"IC++" — interchange plus plus — is the most transparent pricing model in card acquiring. Most UK businesses doing more than £20k a month in card volume will save money on IC++ versus a blended rate. But the model isn't right for every business, and the savings depend heavily on your card mix.

How IC++ works

Under IC++ you pay three separate components on every transaction:

  • Interchange — set by Visa and Mastercard, paid to the card-issuing bank. Capped at 0.2% for UK consumer debit and 0.3% for UK consumer credit by FCA rules.
  • Scheme fees — paid to Visa and Mastercard themselves, typically 5–10 bps depending on transaction type.
  • Acquirer margin — what the acquirer (e.g., Monek) keeps.
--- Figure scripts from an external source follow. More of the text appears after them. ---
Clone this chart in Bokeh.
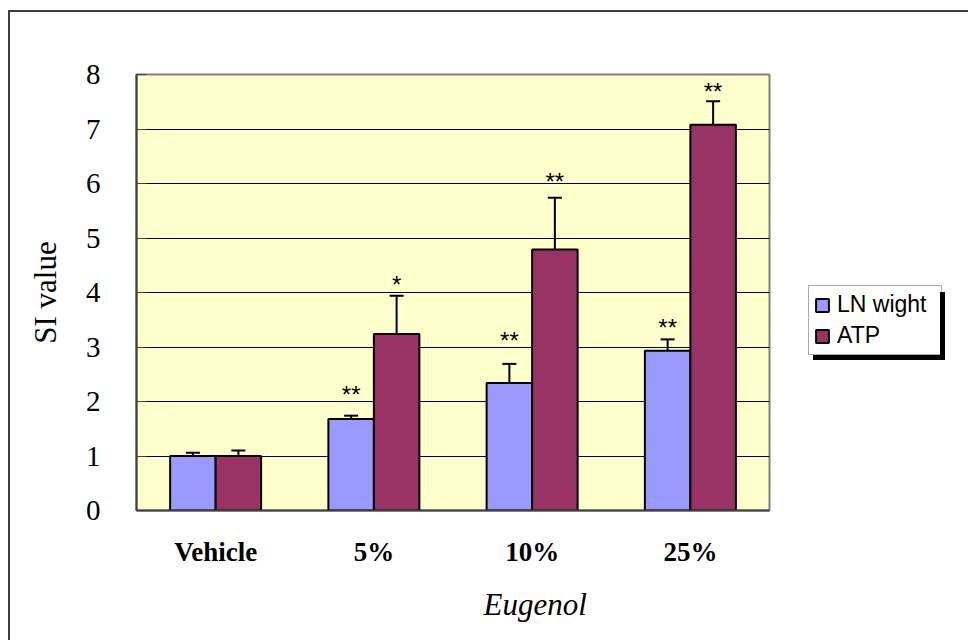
from bokeh.plotting import figure
from bokeh.models import (ColumnDataSource, FactorRange, Range1d, Whisker, TeeHead,
                          Legend, LegendItem, Title, SingleIntervalTicker, InlineStyleSheet)
from bokeh.transform import dodge
from bokeh.core.properties import value
from bokeh.embed import file_html
from bokeh.resources import INLINE

# ---- data ----
categories = ["Vehicle", "5%", "10%", "25%"]
ln_wight = [1.00, 1.68, 2.34, 2.93]
ln_err = [0.06, 0.06, 0.35, 0.21]
atp = [1.00, 3.24, 4.79, 7.08]
atp_err = [0.10, 0.70, 0.95, 0.43]
ln_stars = ["", "**", "**", "**"]
atp_stars = ["", "*", "**", "**"]
ln_star_y = [0.0, 2.12, 3.12, 3.36]
atp_star_y = [0.0, 4.15, 6.04, 7.68]

src = ColumnDataSource(dict(
    cat=categories,
    ln=ln_wight,
    ln_up=[v + e for v, e in zip(ln_wight, ln_err)],
    atp=atp,
    atp_up=[v + e for v, e in zip(atp, atp_err)],
    ln_s=ln_stars, atp_s=atp_stars,
    ln_sy=ln_star_y, atp_sy=atp_star_y,
))

p = figure(x_range=FactorRange(*categories, range_padding=0), y_range=Range1d(0, 8),
           frame_width=633, frame_height=436, output_backend="svg", toolbar_location=None,
           min_border_left=126, min_border_top=62, min_border_right=196, min_border_bottom=130)
p.styles = {"border-left": "2px solid #3c3c3c", "border-top": "2px solid #3c3c3c",
            "margin-top": "10px", "margin-left": "8px"}
# drop shadow of the legend box (5 px right / down)
p.stylesheets = [InlineStyleSheet(css=""":host { position: relative; }
:host::after { content: ''; position: absolute; left: 798px; top: 275px; width: 132px; height: 68px;
  box-shadow: 5px 5px 0 0 #000; pointer-events: none; }""")]

p.background_fill_color = "#FFFFCC"
p.border_fill_color = "white"
p.outline_line_color = "#808080"
p.outline_line_width = 2

off = 0.14375
bw = 0.2875
r1 = p.vbar(x=dodge("cat", -off, range=p.x_range), top="ln", width=bw, source=src,
            fill_color="#9999FF", line_color="black", line_width=2)
r2 = p.vbar(x=dodge("cat", off, range=p.x_range), top="atp", width=bw, source=src,
            fill_color="#993366", line_color="black", line_width=2)

for o, lo, up in [(-off, "ln", "ln_up"), (off, "atp", "atp_up")]:
    w = Whisker(base=dodge("cat", o, range=p.x_range), lower=lo, upper=up, source=src,
                line_color="black", line_width=2,
                upper_head=TeeHead(size=14, line_width=2, line_color="black"), lower_head=None)
    p.add_layout(w)

for o, t, y in [(-off, "ln_s", "ln_sy"), (off, "atp_s", "atp_sy")]:
    p.text(x=dodge("cat", o, range=p.x_range), y=y, text=t, source=src,
           text_font=value("Liberation Sans"), text_font_size="24px",
           text_align="center", text_baseline="alphabetic", text_color="black")

# axes
p.yaxis.ticker = SingleIntervalTicker(interval=1)
p.yaxis.major_label_text_font = "Liberation Serif"
p.yaxis.major_label_text_font_size = "29px"
p.yaxis.major_label_text_color = "black"
p.yaxis.major_label_standoff = 32
p.yaxis.major_tick_in = 10
p.yaxis.major_tick_out = 0
p.yaxis.major_tick_line_color = "#404040"
p.yaxis.minor_tick_line_color = None
p.yaxis.axis_line_color = "#404040"
p.yaxis.axis_line_width = 2
p.yaxis.axis_label = "SI value"
p.yaxis.axis_label_text_font = "Liberation Serif"
p.yaxis.axis_label_text_font_size = "31px"
p.yaxis.axis_label_text_font_style = "normal"
p.yaxis.axis_label_text_color = "black"
p.yaxis.axis_label_standoff = 20

p.xaxis.major_label_text_font = "Liberation Serif"
p.xaxis.major_label_text_font_size = "27px"
p.xaxis.major_label_text_font_style = "bold"
p.xaxis.major_label_text_color = "black"
p.xaxis.major_label_standoff = 20
p.xaxis.major_tick_line_color = None
p.xaxis.axis_line_color = "#404040"
p.xaxis.axis_line_width = 2

p.xgrid.grid_line_color = None
p.ygrid.grid_line_color = "black"
p.ygrid.grid_line_width = 1

eug = Title(text="Eugenol", align="left", offset=347, standoff=30,
            text_font="Liberation Serif", text_font_style="italic", text_font_size="31px",
            text_color="black")
p.add_layout(eug, "below")

legend = Legend(items=[LegendItem(label="LN wight", renderers=[r1]),
                       LegendItem(label="ATP", renderers=[r2])],
                location=(39, 155), padding=5, spacing=4, margin=0,
                label_text_font="Liberation Sans", label_text_font_size="23px",
                label_text_color="black", label_height=27, label_width=99,
                glyph_height=16, glyph_width=16, label_standoff=7,
                border_line_color="#555555", border_line_width=1.5,
                background_fill_color="white", background_fill_alpha=1)
p.add_layout(legend, "right")

open("out.html", "w").write(file_html(p, INLINE))
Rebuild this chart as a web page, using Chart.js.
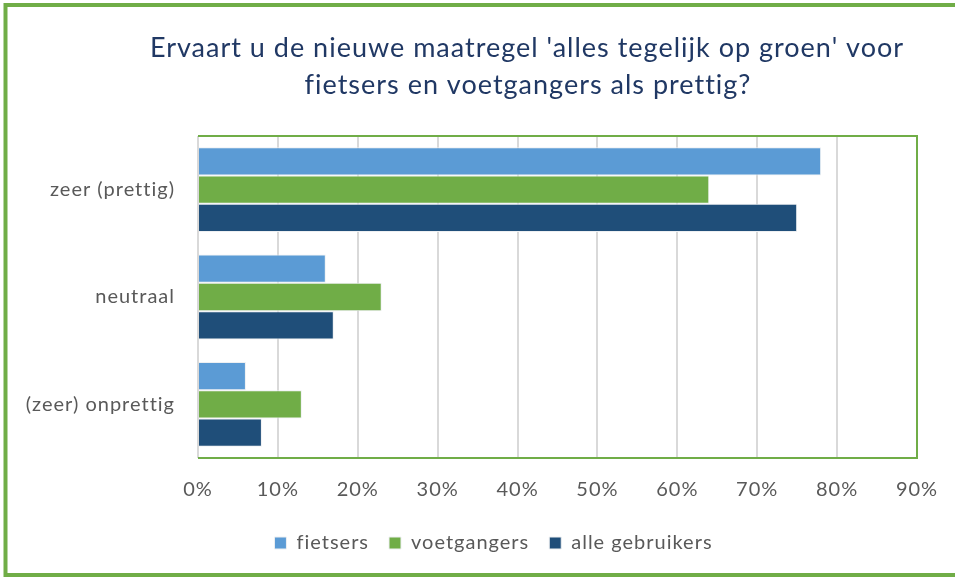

Fair UK margins in 2026 are 20–40 bps plus a small per-transaction fee.

When IC++ saves you money

IC++ is materially cheaper than a blended rate when:

  • You take a healthy proportion of UK consumer debit cards — these clear at 0.2% interchange, well below any blended rate.
  • Your monthly card volume is above ~£20k — the per-transaction fees average out in your favour at scale.
  • You have clean, low-risk transactions — face-to-face contactless, recurring subscriptions, or in-app payments rather than high-risk MOTO.

When blended is fine

If you're a low-volume merchant taking under £5k/month, or your card mix is heavily skewed to corporate and international cards, a blended rate may actually work out better — and the simpler statement is easier to forecast against.

The bottom line

Ask your acquirer (current or prospective) to quote you both. A reputable provider will be happy to run the maths against your last three months of statements. If they refuse, that tells you something about which model is actually cheaper for you.